[Source code of charts]
◇ ◇ ◇ ◇ ◇

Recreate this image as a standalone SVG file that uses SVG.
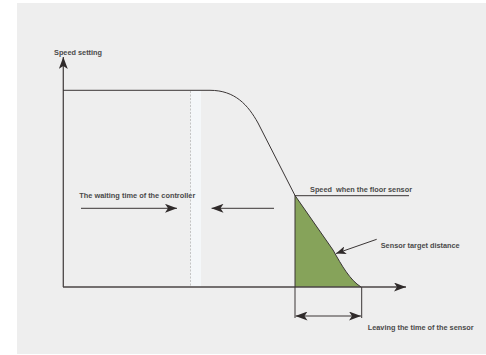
<svg xmlns="http://www.w3.org/2000/svg" width="486" height="355" viewBox="0 0 486 355">
<defs>
<marker id="ah" markerWidth="12" markerHeight="9" refX="12" refY="4.5" orient="auto" markerUnits="userSpaceOnUse">
<path d="M0,0 L12,4.5 L0,9 L3,4.5 Z" fill="#2f2a2a"/>
</marker>
<marker id="ahs" markerWidth="10" markerHeight="8" refX="10" refY="4" orient="auto" markerUnits="userSpaceOnUse">
<path d="M0,0 L10,4 L0,8 L2.5,4 Z" fill="#2f2a2a"/>
</marker>
</defs>
<style>
.t{font-family:"Liberation Sans",Arial,sans-serif;font-size:7px;font-weight:bold;fill:#4a4a4a;white-space:pre}
.ln{stroke:#3a3535;stroke-width:1;fill:none}
.ax{stroke:#4a4545;stroke-width:1.3;fill:none}
</style>
<rect x="0" y="0" width="486" height="355" fill="#ffffff"/>
<rect x="17" y="3" width="469" height="351" fill="#eeeeee"/>
<g id="strip">
<rect x="190.5" y="90.5" width="10.5" height="196.5" fill="#f4f7f9"/>
<line x1="190.5" y1="91" x2="190.5" y2="287" stroke="#b9b9b9" stroke-width="0.8" stroke-dasharray="2,1.5"/>
</g>
<g id="area">
<path d="M295,195.5 L333,250 C342,266 350,280 361,287 L295,287 Z" fill="#86a35a"/>
</g>
<g id="connectors">
<line class="ax" x1="63.3" y1="287" x2="63.3" y2="57" marker-end="url(#ah)"/>
<line class="ax" x1="63" y1="287" x2="406" y2="287" marker-end="url(#ah)"/>
<path class="ln" d="M63,90.3 L210,90.3 C235,90.3 248,105 258,123 L295,195.5 L333,250 C342,266 350,280 361,287"/>
<line class="ln" x1="295" y1="195.7" x2="409" y2="195.7"/>
<line class="ln" x1="295" y1="195" x2="295" y2="318" stroke="#555"/>
<line class="ln" x1="361.7" y1="287" x2="361.7" y2="318"/>
<line class="ln" x1="81" y1="208.3" x2="177" y2="208.3" marker-end="url(#ah)"/>
<line class="ln" x1="274" y1="208.3" x2="211.5" y2="208.3" marker-end="url(#ah)"/>
<line class="ln" x1="328" y1="316" x2="295.5" y2="316" marker-end="url(#ah)"/>
<line class="ln" x1="328" y1="316" x2="361" y2="316" marker-end="url(#ah)"/>
<line class="ln" x1="376.7" y1="239.3" x2="336" y2="253.5" marker-end="url(#ahs)"/>
</g>
<g id="label-speed-setting"><text class="t" x="54" y="54.8" textLength="48" lengthAdjust="spacingAndGlyphs">Speed setting</text></g>
<g id="label-waiting"><text class="t" x="79.3" y="197.6" textLength="116" lengthAdjust="spacingAndGlyphs">The waiting time of the controller</text></g>
<g id="label-floor-sensor"><text class="t" x="310" y="192.4" textLength="102" lengthAdjust="spacingAndGlyphs">Speed  when the floor sensor</text></g>
<g id="label-target"><text class="t" x="380.7" y="247.6" textLength="79" lengthAdjust="spacingAndGlyphs">Sensor target distance</text></g>
<g id="label-leaving"><text class="t" x="367.7" y="329.6" textLength="106" lengthAdjust="spacingAndGlyphs">Leaving the time of the sensor</text></g>
</svg>
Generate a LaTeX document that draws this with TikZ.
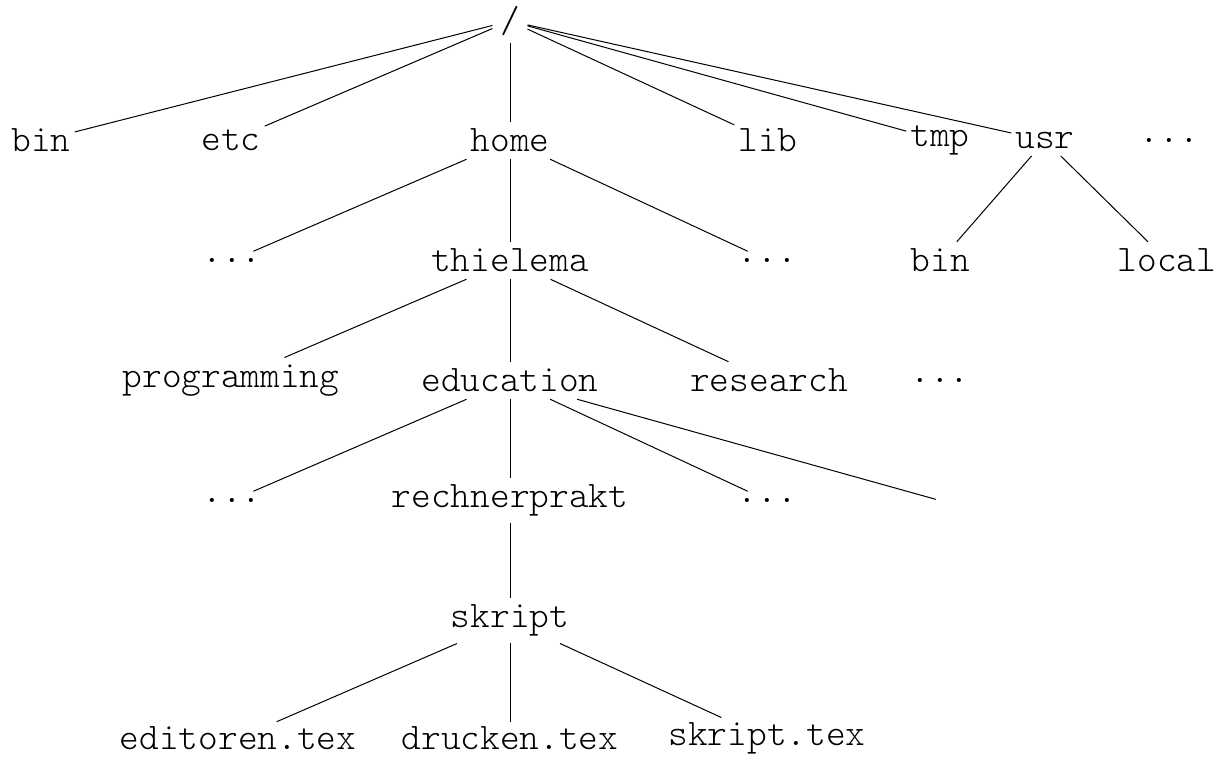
\documentclass[tikz,border=0pt]{standalone}
\usepackage{fontspec}
\setmonofont{Latin Modern Mono Light}
\begin{document}
\begin{tikzpicture}[x=1pt,y=-1pt,
  fnode/.style={inner xsep=4pt,inner ysep=7pt,font=\ttfamily\fontsize{37.5}{44}\selectfont},
  rootnode/.style={fnode,inner xsep=7.5pt},
  lastrow/.style={fnode,inner ysep=5pt},
  edge/.style={draw=black,line width=1pt}]
\useasboundingbox (0,0) rectangle (1215,757);
% row 0
\node[rootnode] (root) at (510,21) {/};
% row 1
\node[fnode] (bin) at (41,140.5) {bin};
\node[fnode] (etc) at (231,140.5) {etc};
\node[fnode] (home) at (510,140.5) {home};
\node[fnode] (lib) at (768,140.5) {lib};
\node[fnode] (tmp) at (940,140.5) {tmp};
\node[fnode] (usr) at (1045,140.5) {usr};
\node[fnode] (d1) at (1169.5,140.5) {...};
% row 2
\node[fnode] (d2a) at (232,260.5) {...};
\node[fnode] (thielema) at (510,260.5) {thielema};
\node[fnode] (d2b) at (767.5,260.5) {...};
\node[fnode] (ubin) at (940.5,260.5) {bin};
\node[fnode] (local) at (1167,260.5) {local};
% row 3
\node[fnode] (programming) at (231,380.5) {programming};
\node[fnode] (education) at (510,380.5) {education};
\node[fnode] (research) at (769,380.5) {research};
\node[fnode] (d3) at (940,380.5) {...};
% row 4
\node[fnode] (d4a) at (232,500.5) {...};
\node[fnode] (rechnerprakt) at (510,500.5) {rechnerprakt};
\node[fnode] (d4b) at (767.5,500.5) {...};
\node[fnode] (e4) at (940,500.5) {};
% row 5
\node[fnode] (skript) at (510,620.5) {skript};
% row 6
\node[lastrow] (editoren) at (238,738.5) {editoren.tex};
\node[lastrow] (drucken) at (510,738.5) {drucken.tex};
\node[lastrow] (skripttex) at (767,738.5) {skript.tex};
% edges
\foreach \c in {bin,etc,home,lib,tmp,usr} \draw[edge] (root) -- (\c);
\foreach \c in {d2a,thielema,d2b} \draw[edge] (home) -- (\c);
\foreach \c in {ubin,local} \draw[edge] (usr) -- (\c);
\foreach \c in {programming,education,research} \draw[edge] (thielema) -- (\c);
\foreach \c in {d4a,rechnerprakt,d4b,e4} \draw[edge] (education) -- (\c);
\draw[edge] (rechnerprakt) -- (skript);
\foreach \c in {editoren,drucken,skripttex} \draw[edge] (skript) -- (\c);
\end{tikzpicture}
\end{document}
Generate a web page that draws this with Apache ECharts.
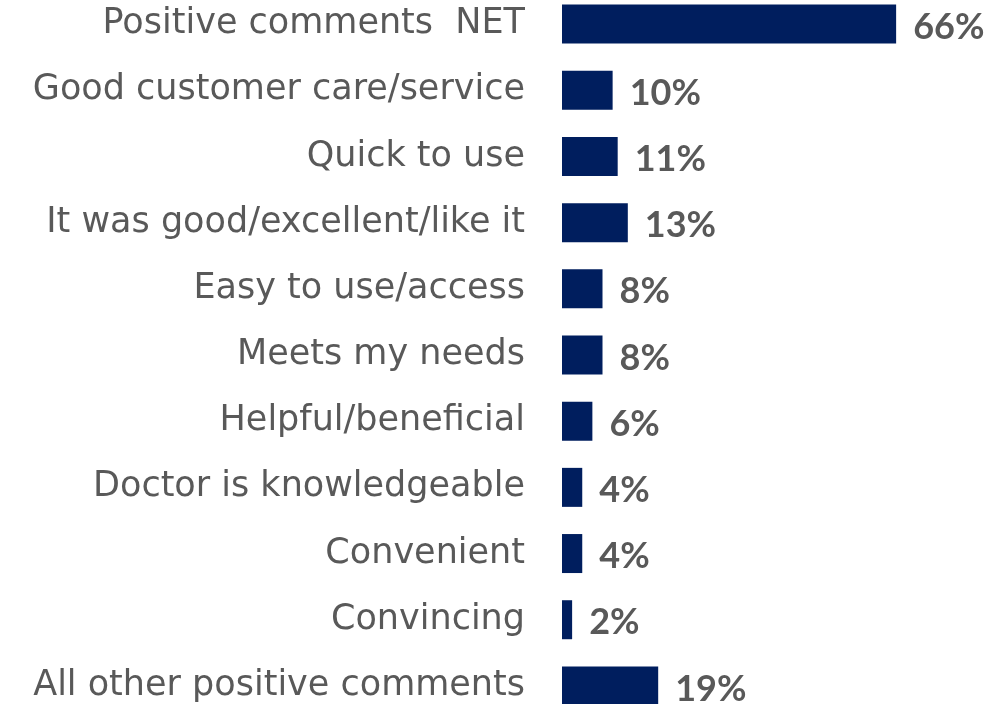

◇ ◇ ◇ ◇ ◇

Your objective
Your task is to transcribe all of the records precisely, with no images included.

Solution to this task
Recreate this image as a standalone SVG file that uses SVG.
<svg xmlns="http://www.w3.org/2000/svg" width="486" height="355" viewBox="0 0 486 355">
<defs>
<marker id="ah" markerWidth="12" markerHeight="9" refX="12" refY="4.5" orient="auto" markerUnits="userSpaceOnUse">
<path d="M0,0 L12,4.5 L0,9 L3,4.5 Z" fill="#2f2a2a"/>
</marker>
<marker id="ahs" markerWidth="10" markerHeight="8" refX="10" refY="4" orient="auto" markerUnits="userSpaceOnUse">
<path d="M0,0 L10,4 L0,8 L2.5,4 Z" fill="#2f2a2a"/>
</marker>
</defs>
<style>
.t{font-family:"Liberation Sans",Arial,sans-serif;font-size:7px;font-weight:bold;fill:#4a4a4a;white-space:pre}
.ln{stroke:#3a3535;stroke-width:1;fill:none}
.ax{stroke:#4a4545;stroke-width:1.3;fill:none}
</style>
<rect x="0" y="0" width="486" height="355" fill="#ffffff"/>
<rect x="17" y="3" width="469" height="351" fill="#eeeeee"/>
<g id="strip">
<rect x="190.5" y="90.5" width="10.5" height="196.5" fill="#f4f7f9"/>
<line x1="190.5" y1="91" x2="190.5" y2="287" stroke="#b9b9b9" stroke-width="0.8" stroke-dasharray="2,1.5"/>
</g>
<g id="area">
<path d="M295,195.5 L333,250 C342,266 350,280 361,287 L295,287 Z" fill="#86a35a"/>
</g>
<g id="connectors">
<line class="ax" x1="63.3" y1="287" x2="63.3" y2="57" marker-end="url(#ah)"/>
<line class="ax" x1="63" y1="287" x2="406" y2="287" marker-end="url(#ah)"/>
<path class="ln" d="M63,90.3 L210,90.3 C235,90.3 248,105 258,123 L295,195.5 L333,250 C342,266 350,280 361,287"/>
<line class="ln" x1="295" y1="195.7" x2="409" y2="195.7"/>
<line class="ln" x1="295" y1="195" x2="295" y2="318" stroke="#555"/>
<line class="ln" x1="361.7" y1="287" x2="361.7" y2="318"/>
<line class="ln" x1="81" y1="208.3" x2="177" y2="208.3" marker-end="url(#ah)"/>
<line class="ln" x1="274" y1="208.3" x2="211.5" y2="208.3" marker-end="url(#ah)"/>
<line class="ln" x1="328" y1="316" x2="295.5" y2="316" marker-end="url(#ah)"/>
<line class="ln" x1="328" y1="316" x2="361" y2="316" marker-end="url(#ah)"/>
<line class="ln" x1="376.7" y1="239.3" x2="336" y2="253.5" marker-end="url(#ahs)"/>
</g>
<g id="label-speed-setting"><text class="t" x="54" y="54.8" textLength="48" lengthAdjust="spacingAndGlyphs">Speed setting</text></g>
<g id="label-waiting"><text class="t" x="79.3" y="197.6" textLength="116" lengthAdjust="spacingAndGlyphs">The waiting time of the controller</text></g>
<g id="label-floor-sensor"><text class="t" x="310" y="192.4" textLength="102" lengthAdjust="spacingAndGlyphs">Speed  when the floor sensor</text></g>
<g id="label-target"><text class="t" x="380.7" y="247.6" textLength="79" lengthAdjust="spacingAndGlyphs">Sensor target distance</text></g>
<g id="label-leaving"><text class="t" x="367.7" y="329.6" textLength="106" lengthAdjust="spacingAndGlyphs">Leaving the time of the sensor</text></g>
</svg>
Generate a LaTeX document that draws this with TikZ.
\documentclass[tikz,border=0pt]{standalone}
\usepackage{fontspec}
\setmonofont{Latin Modern Mono Light}
\begin{document}
\begin{tikzpicture}[x=1pt,y=-1pt,
  fnode/.style={inner xsep=4pt,inner ysep=7pt,font=\ttfamily\fontsize{37.5}{44}\selectfont},
  rootnode/.style={fnode,inner xsep=7.5pt},
  lastrow/.style={fnode,inner ysep=5pt},
  edge/.style={draw=black,line width=1pt}]
\useasboundingbox (0,0) rectangle (1215,757);
% row 0
\node[rootnode] (root) at (510,21) {/};
% row 1
\node[fnode] (bin) at (41,140.5) {bin};
\node[fnode] (etc) at (231,140.5) {etc};
\node[fnode] (home) at (510,140.5) {home};
\node[fnode] (lib) at (768,140.5) {lib};
\node[fnode] (tmp) at (940,140.5) {tmp};
\node[fnode] (usr) at (1045,140.5) {usr};
\node[fnode] (d1) at (1169.5,140.5) {...};
% row 2
\node[fnode] (d2a) at (232,260.5) {...};
\node[fnode] (thielema) at (510,260.5) {thielema};
\node[fnode] (d2b) at (767.5,260.5) {...};
\node[fnode] (ubin) at (940.5,260.5) {bin};
\node[fnode] (local) at (1167,260.5) {local};
% row 3
\node[fnode] (programming) at (231,380.5) {programming};
\node[fnode] (education) at (510,380.5) {education};
\node[fnode] (research) at (769,380.5) {research};
\node[fnode] (d3) at (940,380.5) {...};
% row 4
\node[fnode] (d4a) at (232,500.5) {...};
\node[fnode] (rechnerprakt) at (510,500.5) {rechnerprakt};
\node[fnode] (d4b) at (767.5,500.5) {...};
\node[fnode] (e4) at (940,500.5) {};
% row 5
\node[fnode] (skript) at (510,620.5) {skript};
% row 6
\node[lastrow] (editoren) at (238,738.5) {editoren.tex};
\node[lastrow] (drucken) at (510,738.5) {drucken.tex};
\node[lastrow] (skripttex) at (767,738.5) {skript.tex};
% edges
\foreach \c in {bin,etc,home,lib,tmp,usr} \draw[edge] (root) -- (\c);
\foreach \c in {d2a,thielema,d2b} \draw[edge] (home) -- (\c);
\foreach \c in {ubin,local} \draw[edge] (usr) -- (\c);
\foreach \c in {programming,education,research} \draw[edge] (thielema) -- (\c);
\foreach \c in {d4a,rechnerprakt,d4b,e4} \draw[edge] (education) -- (\c);
\draw[edge] (rechnerprakt) -- (skript);
\foreach \c in {editoren,drucken,skripttex} \draw[edge] (skript) -- (\c);
\end{tikzpicture}
\end{document}
Generate a web page that draws this with Apache ECharts.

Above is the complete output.